On June 7, 2013, the Court of Appeals for the Federal Circuit (Fed. Cir.) issued an opinion in Hall v. Shinseki. The issued stemmed from Mr. Hall’s Post Traumatic Stress Disorder (PTSD) claim based upon an allegation of an in-service sexual assault [hereinafter “military sexual trauma”].
On appeal, Mr. Hall argued that 38 C.F.R. § 3.304(f)(3) (fear of hostile military or terrorist activity) should apply to claims for PTSD based upon military sexual trauma. Section 3.304(f)(3) provides a general exception to the evidentiary burden necessary for verifying that an in-service stressor occurred for the purposes of a PTSD claim. In short, if the claimed stressor is related to fear of hostile military or terrorist activity then the veteran can meet the evidentiary burden through lay statements alone without corroborating evidence.
The Fed. Cir. disagreed with Mr. Hall’s argument, holding 38 C.F.R. § 3.304(f)(3) only applies to “fear of hostile military or terrorist activities” and “fear of [a] hostile sexual assault . . . by his superior in the military” does not satisfy that provision.

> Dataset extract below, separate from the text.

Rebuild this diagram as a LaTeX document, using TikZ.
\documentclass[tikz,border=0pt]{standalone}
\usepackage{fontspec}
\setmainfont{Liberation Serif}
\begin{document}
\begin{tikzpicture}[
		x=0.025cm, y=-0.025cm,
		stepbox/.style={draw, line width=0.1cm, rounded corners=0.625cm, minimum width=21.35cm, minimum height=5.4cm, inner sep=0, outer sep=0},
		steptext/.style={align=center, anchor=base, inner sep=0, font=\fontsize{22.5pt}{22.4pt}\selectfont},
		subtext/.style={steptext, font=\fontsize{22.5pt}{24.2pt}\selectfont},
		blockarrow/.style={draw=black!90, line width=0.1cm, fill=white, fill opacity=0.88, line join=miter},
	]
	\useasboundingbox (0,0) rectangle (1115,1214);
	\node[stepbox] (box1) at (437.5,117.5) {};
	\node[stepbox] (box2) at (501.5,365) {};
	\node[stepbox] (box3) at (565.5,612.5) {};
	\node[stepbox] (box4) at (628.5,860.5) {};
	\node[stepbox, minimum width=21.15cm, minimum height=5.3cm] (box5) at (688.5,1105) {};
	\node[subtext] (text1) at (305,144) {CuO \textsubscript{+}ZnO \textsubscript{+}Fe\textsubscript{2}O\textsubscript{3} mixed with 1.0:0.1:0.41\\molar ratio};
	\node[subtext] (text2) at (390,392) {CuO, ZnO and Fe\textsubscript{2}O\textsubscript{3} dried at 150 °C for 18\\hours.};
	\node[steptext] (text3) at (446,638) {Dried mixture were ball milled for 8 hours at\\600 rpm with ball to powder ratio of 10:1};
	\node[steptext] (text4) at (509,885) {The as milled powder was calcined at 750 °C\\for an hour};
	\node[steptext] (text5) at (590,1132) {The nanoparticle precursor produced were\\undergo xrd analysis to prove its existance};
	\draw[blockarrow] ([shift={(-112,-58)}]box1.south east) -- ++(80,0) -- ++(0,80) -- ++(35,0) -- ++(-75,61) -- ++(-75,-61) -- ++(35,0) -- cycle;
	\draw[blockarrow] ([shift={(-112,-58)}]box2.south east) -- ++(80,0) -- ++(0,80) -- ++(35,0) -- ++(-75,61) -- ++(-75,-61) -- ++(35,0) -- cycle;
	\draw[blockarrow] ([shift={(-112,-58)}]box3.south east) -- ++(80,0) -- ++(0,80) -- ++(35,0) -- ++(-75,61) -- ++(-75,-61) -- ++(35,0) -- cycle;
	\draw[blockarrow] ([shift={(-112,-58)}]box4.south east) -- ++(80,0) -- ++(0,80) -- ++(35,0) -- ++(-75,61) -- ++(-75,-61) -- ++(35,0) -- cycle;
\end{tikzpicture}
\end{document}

Personally, I still see a disconnect between the corroboration requirement for certain PTSD stressors and the current interpretation of use of lay statements under 38 U.S.C. § 5107(b) and § 1154(a). The principle case affirming the credible-supporting-evidence for issues such as military sexual trauma was Moran v. Principi, 17 Vet. App. 149, 159 (Vet. App. 2003) (remand) (“For the reasons discussed above, the Court thus concludes that § 3.304(f)’s credible-supporting-evidence requirement is not arbitrary, capricious, an abuse of discretion, or otherwise not in accordance with law.”).
This case pre-dated cases such as Buchanan v. Nicholson, 451 F.3d 1331 (Fed. Cir. 2006) and Davidson v. Shinseki, 581 F.3d 1313 (Fed. Cir. 2009), which provide for a broader application of the use of lay statements. Since Congress spoke directly on the issue of use of lay statements under 38 U.S.C. § 5107(b) and § 1154(a), Moran’s interpretation of 38 C.F.R. § 3.304 as requiring something more than lay statements to establish an in-service stressor for issues such as military sexual trauma, is arguably inconsistent with the statute. See generally Breniser v. Shinseki, 25 Vet. App. 64, 71 (Vet. App. 2011) (“In reviewing “an agency’s construction of the statute which it administers,” a court must first ask “whether Congress has directly spoken to the precise question at issue.”).